_RECORDS FOR THE EXERCISE_
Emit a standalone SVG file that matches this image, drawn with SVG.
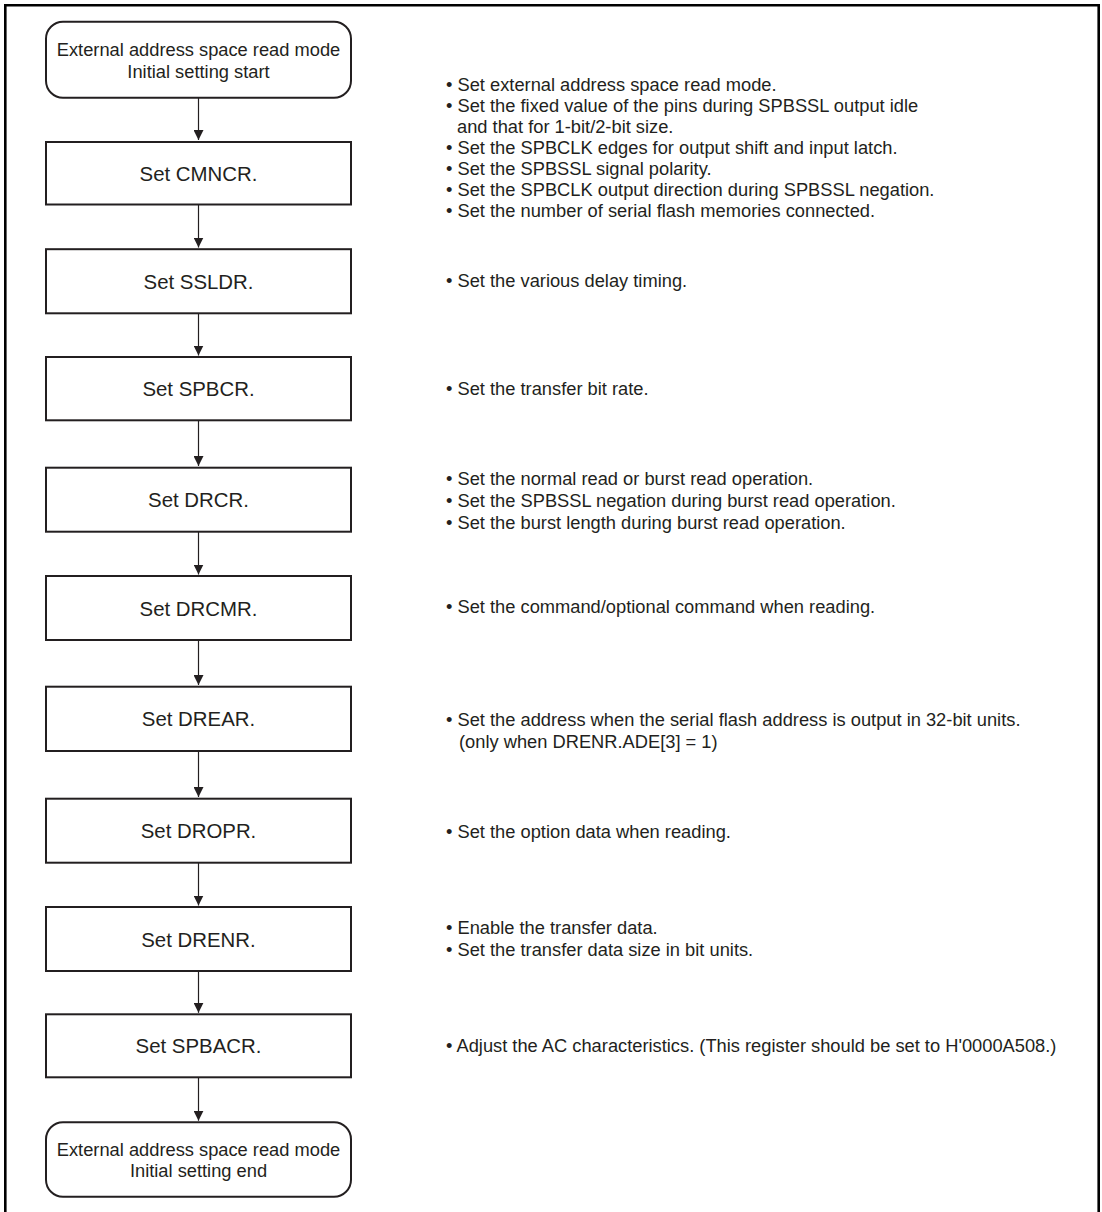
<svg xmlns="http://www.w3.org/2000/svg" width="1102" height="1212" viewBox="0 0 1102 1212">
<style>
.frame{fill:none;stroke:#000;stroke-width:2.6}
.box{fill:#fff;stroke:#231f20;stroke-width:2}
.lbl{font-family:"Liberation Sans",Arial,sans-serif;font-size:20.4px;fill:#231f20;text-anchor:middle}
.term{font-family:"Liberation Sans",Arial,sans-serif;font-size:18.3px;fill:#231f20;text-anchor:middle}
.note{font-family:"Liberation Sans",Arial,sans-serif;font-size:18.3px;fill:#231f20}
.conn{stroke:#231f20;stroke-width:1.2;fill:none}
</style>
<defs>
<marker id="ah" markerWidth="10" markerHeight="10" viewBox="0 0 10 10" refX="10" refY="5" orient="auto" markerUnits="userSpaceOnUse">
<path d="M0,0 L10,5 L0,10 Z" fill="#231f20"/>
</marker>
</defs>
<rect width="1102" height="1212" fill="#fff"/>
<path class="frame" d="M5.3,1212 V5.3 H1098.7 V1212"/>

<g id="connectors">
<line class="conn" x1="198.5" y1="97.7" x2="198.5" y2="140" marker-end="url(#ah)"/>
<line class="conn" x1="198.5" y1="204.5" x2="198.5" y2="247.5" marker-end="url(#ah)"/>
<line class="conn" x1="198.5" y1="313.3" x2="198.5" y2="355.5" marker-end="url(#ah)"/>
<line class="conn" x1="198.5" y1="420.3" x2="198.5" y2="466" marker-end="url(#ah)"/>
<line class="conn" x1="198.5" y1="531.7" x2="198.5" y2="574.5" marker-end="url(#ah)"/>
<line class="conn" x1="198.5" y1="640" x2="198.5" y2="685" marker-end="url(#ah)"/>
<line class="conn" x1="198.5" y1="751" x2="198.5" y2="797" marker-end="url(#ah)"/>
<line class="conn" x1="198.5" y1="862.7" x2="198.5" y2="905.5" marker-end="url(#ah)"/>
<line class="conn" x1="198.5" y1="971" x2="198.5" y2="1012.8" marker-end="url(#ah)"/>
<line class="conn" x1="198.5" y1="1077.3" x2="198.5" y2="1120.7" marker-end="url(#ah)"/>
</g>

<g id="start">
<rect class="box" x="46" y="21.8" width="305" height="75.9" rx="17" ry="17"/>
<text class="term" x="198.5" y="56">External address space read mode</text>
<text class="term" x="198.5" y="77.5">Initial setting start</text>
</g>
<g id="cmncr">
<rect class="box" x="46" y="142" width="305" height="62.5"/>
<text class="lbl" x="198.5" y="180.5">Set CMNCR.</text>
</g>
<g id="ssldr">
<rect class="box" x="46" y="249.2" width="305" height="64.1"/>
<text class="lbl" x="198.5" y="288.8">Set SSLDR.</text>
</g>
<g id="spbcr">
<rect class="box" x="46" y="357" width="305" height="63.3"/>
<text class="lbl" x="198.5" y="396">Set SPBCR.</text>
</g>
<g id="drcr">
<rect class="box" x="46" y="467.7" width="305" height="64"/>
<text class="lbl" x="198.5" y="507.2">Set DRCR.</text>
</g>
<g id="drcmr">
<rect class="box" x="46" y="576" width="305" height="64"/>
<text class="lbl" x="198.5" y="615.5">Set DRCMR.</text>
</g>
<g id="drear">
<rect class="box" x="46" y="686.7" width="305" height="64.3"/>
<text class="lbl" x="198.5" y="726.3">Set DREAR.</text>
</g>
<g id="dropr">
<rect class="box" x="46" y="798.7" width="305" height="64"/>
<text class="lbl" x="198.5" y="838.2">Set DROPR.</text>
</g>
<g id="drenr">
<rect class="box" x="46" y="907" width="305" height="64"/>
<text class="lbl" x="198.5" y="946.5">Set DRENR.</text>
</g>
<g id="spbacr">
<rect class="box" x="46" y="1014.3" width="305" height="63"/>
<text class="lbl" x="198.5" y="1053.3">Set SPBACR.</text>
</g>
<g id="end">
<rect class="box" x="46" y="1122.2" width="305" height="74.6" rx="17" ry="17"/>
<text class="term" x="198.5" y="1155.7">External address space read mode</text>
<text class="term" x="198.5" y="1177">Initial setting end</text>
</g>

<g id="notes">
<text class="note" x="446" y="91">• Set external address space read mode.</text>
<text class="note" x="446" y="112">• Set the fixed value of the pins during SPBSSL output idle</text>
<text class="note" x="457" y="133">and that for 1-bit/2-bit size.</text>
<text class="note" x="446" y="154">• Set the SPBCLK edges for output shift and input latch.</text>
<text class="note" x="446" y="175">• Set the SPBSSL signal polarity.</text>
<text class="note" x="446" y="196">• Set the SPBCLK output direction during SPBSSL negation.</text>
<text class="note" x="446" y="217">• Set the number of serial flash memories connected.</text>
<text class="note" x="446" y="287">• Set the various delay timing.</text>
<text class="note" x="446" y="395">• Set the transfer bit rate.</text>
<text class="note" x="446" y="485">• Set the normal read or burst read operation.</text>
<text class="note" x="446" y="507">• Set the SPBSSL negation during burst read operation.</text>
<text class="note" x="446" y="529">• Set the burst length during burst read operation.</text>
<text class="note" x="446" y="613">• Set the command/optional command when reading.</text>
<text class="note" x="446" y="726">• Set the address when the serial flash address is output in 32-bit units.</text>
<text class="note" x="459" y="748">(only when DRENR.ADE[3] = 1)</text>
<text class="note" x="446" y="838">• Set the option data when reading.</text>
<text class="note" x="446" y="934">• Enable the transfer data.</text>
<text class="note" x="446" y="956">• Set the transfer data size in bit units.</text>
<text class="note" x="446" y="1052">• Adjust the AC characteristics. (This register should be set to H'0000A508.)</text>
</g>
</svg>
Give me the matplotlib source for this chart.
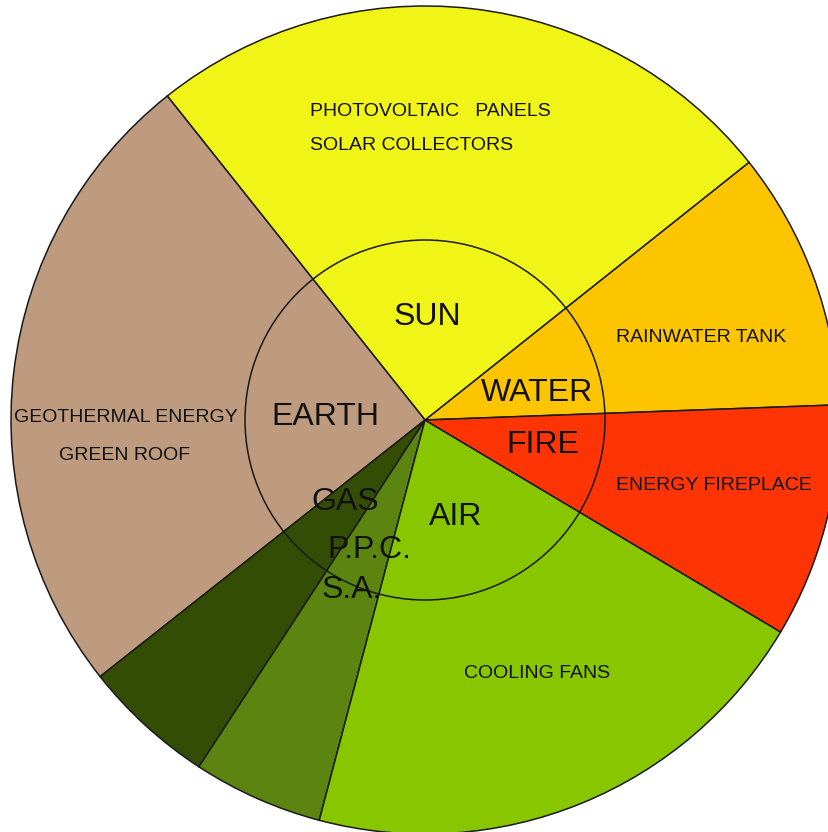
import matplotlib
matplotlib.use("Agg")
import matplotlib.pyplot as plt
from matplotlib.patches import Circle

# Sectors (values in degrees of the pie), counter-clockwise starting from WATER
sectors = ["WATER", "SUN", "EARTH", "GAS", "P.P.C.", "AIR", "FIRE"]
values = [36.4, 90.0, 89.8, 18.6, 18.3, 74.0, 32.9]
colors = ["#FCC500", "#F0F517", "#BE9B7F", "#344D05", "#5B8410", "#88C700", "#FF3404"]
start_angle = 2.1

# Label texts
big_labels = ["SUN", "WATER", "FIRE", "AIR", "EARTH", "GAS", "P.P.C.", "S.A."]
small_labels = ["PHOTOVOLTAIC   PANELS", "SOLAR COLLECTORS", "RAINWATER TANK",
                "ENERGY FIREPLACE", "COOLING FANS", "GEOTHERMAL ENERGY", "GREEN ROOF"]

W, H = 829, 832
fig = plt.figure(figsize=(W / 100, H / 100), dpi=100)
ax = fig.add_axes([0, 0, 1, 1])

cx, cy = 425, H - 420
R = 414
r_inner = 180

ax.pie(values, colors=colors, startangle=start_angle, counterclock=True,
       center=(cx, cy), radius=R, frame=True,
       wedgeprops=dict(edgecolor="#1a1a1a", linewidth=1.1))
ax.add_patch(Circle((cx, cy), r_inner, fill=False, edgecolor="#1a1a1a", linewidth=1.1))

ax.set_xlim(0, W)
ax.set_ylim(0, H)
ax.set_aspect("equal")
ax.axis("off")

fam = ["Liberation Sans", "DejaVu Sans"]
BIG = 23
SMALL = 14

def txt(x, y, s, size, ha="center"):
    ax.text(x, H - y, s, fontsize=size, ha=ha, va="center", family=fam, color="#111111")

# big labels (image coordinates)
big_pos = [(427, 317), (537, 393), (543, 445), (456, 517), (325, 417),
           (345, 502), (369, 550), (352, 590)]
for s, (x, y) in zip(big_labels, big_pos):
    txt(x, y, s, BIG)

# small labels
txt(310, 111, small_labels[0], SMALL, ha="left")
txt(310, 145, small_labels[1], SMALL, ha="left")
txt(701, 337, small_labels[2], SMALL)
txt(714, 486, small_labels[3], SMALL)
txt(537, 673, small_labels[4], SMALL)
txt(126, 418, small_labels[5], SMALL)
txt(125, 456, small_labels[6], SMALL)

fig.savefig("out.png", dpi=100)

_AIM OF THE EXERCISE_
Report how many lines hold the string "matplotlib", giving the number and nothing else.

_THE OUTPUT_
5